In return, RaQualia will continue to build value for the two compounds by conducting studies in the US and Europe. For example, clinical studies using APA have been shown to improve the standard of care within the PPI class, including better patient response at first dosing, improved efficacy when taken at nighttime, and tolerance on an empty stomach, without common side effects. RaQualia is interested in exploring similar deals in China, as well as other countries in Asia and the developing world.

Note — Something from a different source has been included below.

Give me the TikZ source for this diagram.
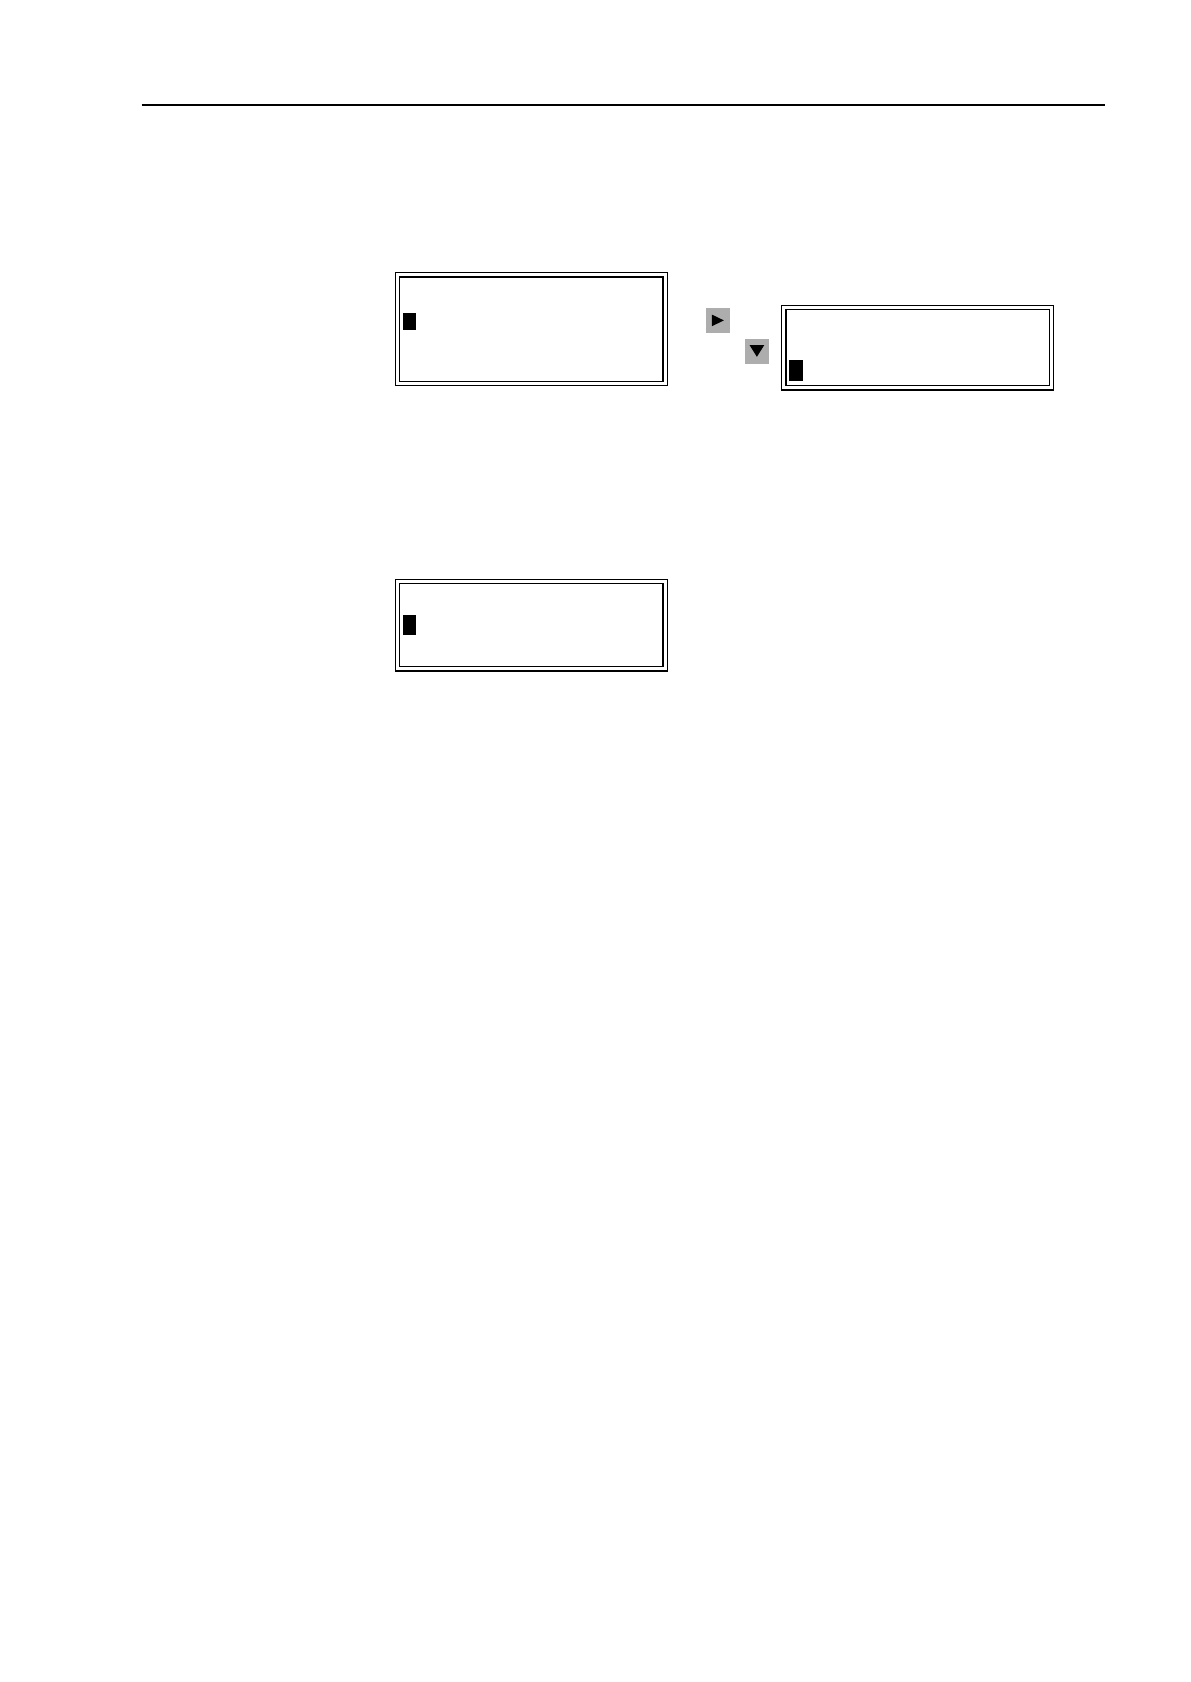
\documentclass[tikz,border=0pt]{standalone}
\usepackage{tikz}
\usetikzlibrary{calc,positioning}

\tikzset{
    screen/.style={draw, double, double distance=1.5pt, line width=0.65pt,
        minimum width=133.9pt, inner sep=0pt},
    cursor/.style={fill=black, inner sep=0pt, minimum width=6.5pt},
    keybox/.style={fill=black!32, inner sep=0pt, minimum width=11.9pt, minimum height=12.3pt}
}

\begin{document}
\begin{tikzpicture}[x=0.5pt,y=-0.5pt]

    \useasboundingbox (0,0) rectangle (1190,1682);

    \draw[line width=0.7pt] (141.6,105) -- (1105,105);

    \node[screen, minimum height=54.4pt] (disp1) at (531.2,329.2) {};
    \node[cursor, minimum height=8.5pt] (cur1) at (409.5,321.5) {};

    \node[keybox] (keyright) at (717.9,320.4) {};
    \fill ([shift={(keyright.center)}]-6,-5.8) -- ([shift={(keyright.center)}]-6,5.8)
        -- ([shift={(keyright.center)}]6,0) -- cycle;
    \node[keybox] (keydown) at (756.9,351.2) {};
    \fill ([shift={(keydown.center)}]-7.3,-6) -- ([shift={(keydown.center)}]7.3,-6)
        -- ([shift={(keydown.center)}]0,5.6) -- cycle;

    \node[screen, minimum height=40.1pt] (disp2) at (917.7,347.6) {};
    \node[cursor, minimum width=7pt, minimum height=10.3pt] (cur2) at (796,370.3) {};

    \node[screen, minimum height=43.6pt] (disp3) at (531.2,625.1) {};
    \node[cursor, minimum height=10pt] (cur3) at (409.5,625) {};

\end{tikzpicture}
\end{document}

RaQualia's organization is a visible experiment that challenges the notion of Japanese reticence toward an entrepreneurial class. But there's not a lot of risk involved, and that won't tickle the fancy of some analysts and investors. "The pipeline agents RaQualia possesses are either a rank below first-in-class in their respective spaces, like ziprasidone, or very small product franchises in geographies outside Japan, like Eraxis," says Raghuram Selvaraju, senior VP and senior biotechnology analyst at Morgan Joseph TriArtisan. "I don't believe that these drugs are likely to become blockbuster franchises in the Japanese market," where drug approvals are slow and regulators are focused on increasing generic drug utilization. Even so, the company's commitment to quality and steady, continuous development may clear the path for innovation. Ultimately the market will decide.